* [TASK OBJECTIVE] Skip all pictures. Write out the data below from its first line through the line that contains "(up) at (339,474)".
──────
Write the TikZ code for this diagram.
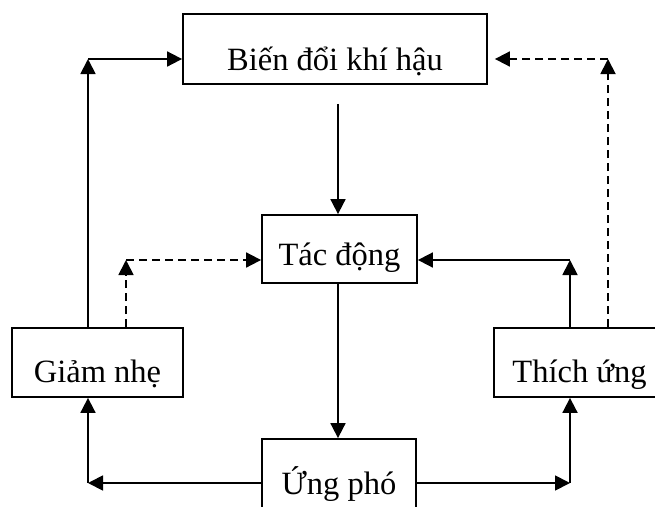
\documentclass[tikz,border=0pt]{standalone}
\usepackage{fontspec}
\setmainfont{Liberation Serif}
\usetikzlibrary{arrows.meta}
\begin{document}
\begin{tikzpicture}[x=1pt,y=-1pt,
  box/.style={draw, line width=1.8pt, inner xsep=0pt, inner ysep=0pt,
    font=\fontsize{32.5}{32.5}\selectfont},
  link/.style={line width=1.8pt, -{Triangle[length=15pt,width=15pt]}},
  dashlink/.style={link, dash pattern=on 8pt off 5pt}]
\useasboundingbox (0,0) rectangle (655,506);
\clip (0,0) rectangle (655,506);

% boxes (text height/depth put the baseline below the box centre)
\node[box, minimum width=304pt, minimum height=70pt, text height=56pt, text depth=14pt]
  (bd) at (335,49) {Biến đổi khí hậu};
\node[box, minimum width=155pt, minimum height=68pt, text height=50pt, text depth=18pt]
  (td) at (339.5,249) {Tác động};
\node[box, minimum width=171pt, minimum height=69pt, text height=54pt, text depth=15pt]
  (gn) at (97.5,362.5) {Giảm nhẹ};
\node[box, minimum width=171pt, minimum height=69pt, text height=54pt, text depth=15pt]
  (tu) at (579.5,362.5) {Thích ứng};
\node[box, minimum width=154pt, minimum height=70pt, text height=55pt, text depth=15pt]
  (up) at (339,474) {Ứng phó};

% corners of the loops
\coordinate (cL1) at (88,59);
\coordinate (cR1) at (608,59);
\coordinate (cL2) at (126,260);
\coordinate (cR2) at (570,260);
\coordinate (bL) at (88,483);
\coordinate (bR) at (570,483);
\coordinate (mid) at (338,0);

% outer loops to climate change
\draw[link] (cL1 |- gn.north) -- (cL1);
\draw[link] (cL1) -- (cL1 -| bd.west);
\draw[dashlink] (cR1 |- tu.north) -- (cR1);
\draw[dashlink, shorten >=7pt] (cR1) -- (cR1 -| bd.east);

% central chain
\draw[link, shorten <=19pt] (mid |- bd.south) -- (mid |- td.north);
\draw[link] (mid |- td.south) -- (mid |- up.north);

% inner loops to impacts
\draw[dashlink] (cL2 |- gn.north) -- (cL2);
\draw[dashlink] (cL2) -- (cL2 -| td.west);
\draw[link] (cR2 |- tu.north) -- (cR2);
\draw[link] (cR2) -- (cR2 -| td.east);

% response feeding both strategies
\draw[link] (bL -| up.west) -- (bL);
\draw[link] (bL) -- (bL |- gn.south);
\draw[link] (bR -| up.east) -- (bR);
\draw[link] (bR) -- (bR |- tu.south);
\end{tikzpicture}
\end{document}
──────
* [REPLY]
Write the TikZ code for this diagram.
\documentclass[tikz,border=0pt]{standalone}
\usepackage{fontspec}
\setmainfont{Liberation Serif}
\usetikzlibrary{arrows.meta}
\begin{document}
\begin{tikzpicture}[x=1pt,y=-1pt,
  box/.style={draw, line width=1.8pt, inner xsep=0pt, inner ysep=0pt,
    font=\fontsize{32.5}{32.5}\selectfont},
  link/.style={line width=1.8pt, -{Triangle[length=15pt,width=15pt]}},
  dashlink/.style={link, dash pattern=on 8pt off 5pt}]
\useasboundingbox (0,0) rectangle (655,506);
\clip (0,0) rectangle (655,506);

% boxes (text height/depth put the baseline below the box centre)
\node[box, minimum width=304pt, minimum height=70pt, text height=56pt, text depth=14pt]
  (bd) at (335,49) {Biến đổi khí hậu};
\node[box, minimum width=155pt, minimum height=68pt, text height=50pt, text depth=18pt]
  (td) at (339.5,249) {Tác động};
\node[box, minimum width=171pt, minimum height=69pt, text height=54pt, text depth=15pt]
  (gn) at (97.5,362.5) {Giảm nhẹ};
\node[box, minimum width=171pt, minimum height=69pt, text height=54pt, text depth=15pt]
  (tu) at (579.5,362.5) {Thích ứng};
\node[box, minimum width=154pt, minimum height=70pt, text height=55pt, text depth=15pt]
  (up) at (339,474) {Ứng phó};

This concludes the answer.